[Set exercise]:
Include the line containing "from bokeh.resources import INLINE" and all lines before it, repeated exactly from the listing below, without pictures.

[Supplied information]:
------------------------------------------------------------------------
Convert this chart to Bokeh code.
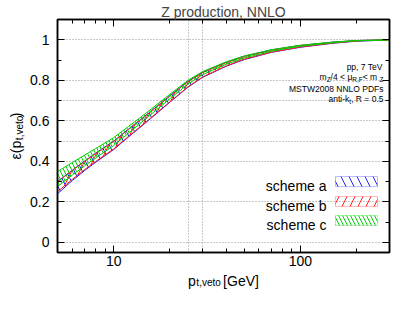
import math
from bokeh.plotting import figure
from bokeh.models import (Range1d, FixedTicker, BasicTickFormatter, LinearAxis, LogAxis,
                          Label, BoxAnnotation, CustomJSTickFormatter)
from bokeh.embed import file_html
from bokeh.resources import INLINE

# ---------------- data ----------------
pt = [5, 6, 7, 8, 10, 12, 15, 20, 25, 30, 40, 50, 70, 100, 150, 200, 300]
a_lo = [0.240, 0.305, 0.355, 0.395, 0.458, 0.520, 0.594, 0.692, 0.766, 0.815, 0.869, 0.902, 0.938, 0.963, 0.983, 0.993, 0.999]
a_hi = [0.300, 0.356, 0.402, 0.440, 0.500, 0.559, 0.630, 0.724, 0.795, 0.840, 0.889, 0.919, 0.950, 0.972, 0.988, 0.996, 1.000]
b_lo = [0.250, 0.311, 0.360, 0.399, 0.461, 0.523, 0.597, 0.694, 0.768, 0.817, 0.871, 0.904, 0.939, 0.964, 0.984, 0.994, 0.999]
b_hi = [0.300, 0.354, 0.400, 0.438, 0.498, 0.557, 0.628, 0.722, 0.793, 0.838, 0.887, 0.917, 0.949, 0.971, 0.988, 0.996, 1.000]
c_lo = [0.275, 0.332, 0.378, 0.416, 0.478, 0.539, 0.613, 0.709, 0.781, 0.828, 0.879, 0.910, 0.944, 0.968, 0.986, 0.995, 0.999]
c_hi = [0.350, 0.394, 0.431, 0.463, 0.517, 0.572, 0.640, 0.731, 0.800, 0.843, 0.891, 0.920, 0.951, 0.973, 0.989, 0.996, 1.000]

scheme_names = ["scheme a", "scheme b", "scheme c"]
title_text = "Z production, NNLO"

x_major = [10, 100]
x_minor = [5, 6, 7, 8, 9, 20, 30, 40, 50, 60, 70, 80, 90, 200, 300]
x_grid = [25, 30]
y_major = [0, 0.2, 0.4, 0.6, 0.8, 1.0]
y_major_labels = ["0", "0.2", "0.4", "0.6", "0.8", "1"]
y_minor = [0.1, 0.3, 0.5, 0.7, 0.9]
y_grid = [0, 0.2, 0.4, 0.5, 0.6, 0.7, 0.8, 1.0]

# ---------------- styles ----------------
colors = ["#2020ff", "#ff2020", "#00d000"]
hatches = ["\\", "/", "\\"]
hatch_scales = [16, 16, 8]
FONT = "Liberation Sans"

W, H = 391, 299
ML, MR, MT, MB = 57, 2, 19, 47
FW, FH = W - ML - MR, H - MT - MB

p = figure(width=W, height=H, x_axis_type="log", output_backend="svg",
           toolbar_location=None, x_range=Range1d(5, 300), y_range=Range1d(-0.05, 1.1),
           min_border_left=ML, min_border_right=MR, min_border_top=MT, min_border_bottom=MB)
p.outline_line_color = "black"
p.outline_line_width = 1.5
p.background_fill_color = "white"
p.border_fill_color = "white"

p.title.text = title_text
p.title.align = "center"
p.title.text_font = FONT
p.title.text_font_size = "14px"
p.title.text_font_style = "normal"
p.title.standoff = 0
p.title.offset = 0

def style_axis(ax, show):
    ax.major_tick_in = 7
    ax.major_tick_out = 0
    ax.minor_tick_in = 4
    ax.minor_tick_out = 0
    ax.major_tick_line_color = "black"
    ax.minor_tick_line_color = "black"
    ax.axis_line_color = "black"
    ax.axis_line_width = 1.5
    if show:
        ax.major_label_text_font = FONT
        ax.major_label_text_font_size = "14px"
        ax.major_label_text_color = "black"
    else:
        ax.formatter = CustomJSTickFormatter(code="return ''")
        ax.major_label_text_font_size = "0px"
        ax.major_label_standoff = 0

xa = p.xaxis[0]
xa.ticker = FixedTicker(ticks=x_major, minor_ticks=x_minor)
xa.formatter = BasicTickFormatter()
style_axis(xa, True)
xa.major_label_standoff = 3

ya = p.yaxis[0]
ya.ticker = FixedTicker(ticks=y_major, minor_ticks=y_minor)
ya.major_label_overrides = dict(zip(y_major, y_major_labels))
style_axis(ya, True)
ya.major_label_standoff = 8

top = LogAxis(ticker=FixedTicker(ticks=x_major, minor_ticks=x_minor))
style_axis(top, False)
p.add_layout(top, "above")
right = LinearAxis(ticker=FixedTicker(ticks=y_major, minor_ticks=y_minor))
style_axis(right, False)
p.add_layout(right, "right")

p.xgrid.ticker = FixedTicker(ticks=x_grid)
p.ygrid.ticker = FixedTicker(ticks=y_grid)
for g in (p.xgrid[0], p.ygrid[0]):
    g.grid_line_color = "#909090"
    g.grid_line_dash = "1 2"
    g.grid_line_width = 1

# ---------------- bands ----------------
for lo, hi, col, hp, hs in zip([a_lo, b_lo, c_lo], [a_hi, b_hi, c_hi], colors, hatches, hatch_scales):
    xs = pt + pt[::-1]
    ys = lo + hi[::-1]
    p.patch(xs, ys, fill_color=None, line_color=col, line_width=1,
            hatch_pattern=hp, hatch_color=col, hatch_scale=hs, hatch_weight=1)

# ---------------- texts ----------------
NB = "\u00a0"
CW = {' ': .278, NB: .278, ',': .278, '.': .278, '/': .278, '(': .333, ')': .333, '[': .278, ']': .278,
      '<': .584, '=': .584, '-': .333, 'μ': .576, 'ε': .45,
      'A': .667, 'D': .722, 'F': .611, 'G': .778, 'L': .556, 'M': .833, 'N': .722, 'O': .778,
      'P': .667, 'R': .722, 'S': .667, 'T': .611, 'V': .667, 'W': .944, 'Z': .611,
      'a': .556, 'c': .5, 'e': .556, 'h': .556, 'i': .222, 'k': .5, 'm': .833, 'n': .556,
      'o': .556, 'p': .556, 's': .5, 't': .278, 'v': .5, 'u': .556, 'r': .333, 'd': .556}

def tw(s, size):
    return sum(CW.get(c, .556) for c in s) * size

def mk(x, y, text, size, align="left", angle=0.0):
    return Label(x=x, y=y, x_units="screen", y_units="screen", text=text,
                 text_font=FONT, text_font_size=f"{size}px", text_color="black",
                 text_align=align, text_baseline="alphabetic", angle=angle)

def rich(pieces, along, across, align, size, sub_size, sub_dy):
    total = sum(tw(t, sub_size if s else size) for t, s in pieces)
    pos = along - total if align == "right" else (along - total / 2 if align == "center" else along)
    for t, s in pieces:
        fs = sub_size if s else size
        p.add_layout(mk(pos, across - (sub_dy if s else 0), t, fs))
        pos += tw(t, fs)

# axis labels: main text (gap of non-breaking spaces for the subscript) + subscript,
# placed in side panels so that they are not clipped to the frame
SUB = "t,veto"
gap = NB * 6
x_main = "p" + gap + NB + "[GeV]"
x0 = FW / 2 - tw(x_main, 14) / 2
p.add_layout(mk(x0, 4, x_main, 14), "below")
p.add_layout(mk(x0 + tw("p", 14) + 0.5, 13, SUB, 10), "below")

y_main = "ε(p" + gap + ")"
y0 = FH / 2 - tw(y_main, 14) / 2
p.add_layout(mk(4, y0, y_main, 14, angle=math.pi / 2), "left")
p.add_layout(mk(19, y0 + tw("ε(p", 14) + 0.5, SUB, 10, angle=math.pi / 2), "left")

# annotations
rx = FW - 6
rich([("pp, 7 TeV", False)], rx, FH - 47.5, "right", 8.5, 6.5, 2.5)
rich([("m", False), ("Z", True), ("/4 < μ", False), ("R,F", True), (" < m", False), ("Z", True)],
     rx, FH - 57, "right", 8.5, 6.5, 2.5)
rich([("MSTW2008 NNLO PDFs", False)], rx, FH - 69, "right", 8.5, 6.5, 2.5)
rich([("anti-k", False), ("t", True), (", R = 0.5", False)], rx, FH - 79, "right", 8.5, 6.5, 2.5)

# legend
centers = [71, 51, 32]
for name, col, hp, hs, cy in zip(scheme_names, colors, hatches, hatch_scales, centers):
    p.add_layout(mk(FW - 63, cy - 4.5, name, 14, align="right"))
    p.add_layout(BoxAnnotation(left=FW - 54, right=FW - 12, bottom=cy - 5, top=cy + 5,
                               left_units="screen", right_units="screen",
                               bottom_units="screen", top_units="screen",
                               fill_color=None, line_color=col, line_width=1,
                               hatch_pattern=hp, hatch_color=col, hatch_scale=hs, hatch_weight=1))

open("out.html", "w").write(file_html(p, INLINE))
------------------------------------------------------------------------
[Exercise response]:
Convert this chart to Bokeh code.
import math
from bokeh.plotting import figure
from bokeh.models import (Range1d, FixedTicker, BasicTickFormatter, LinearAxis, LogAxis,
                          Label, BoxAnnotation, CustomJSTickFormatter)
from bokeh.embed import file_html
from bokeh.resources import INLINE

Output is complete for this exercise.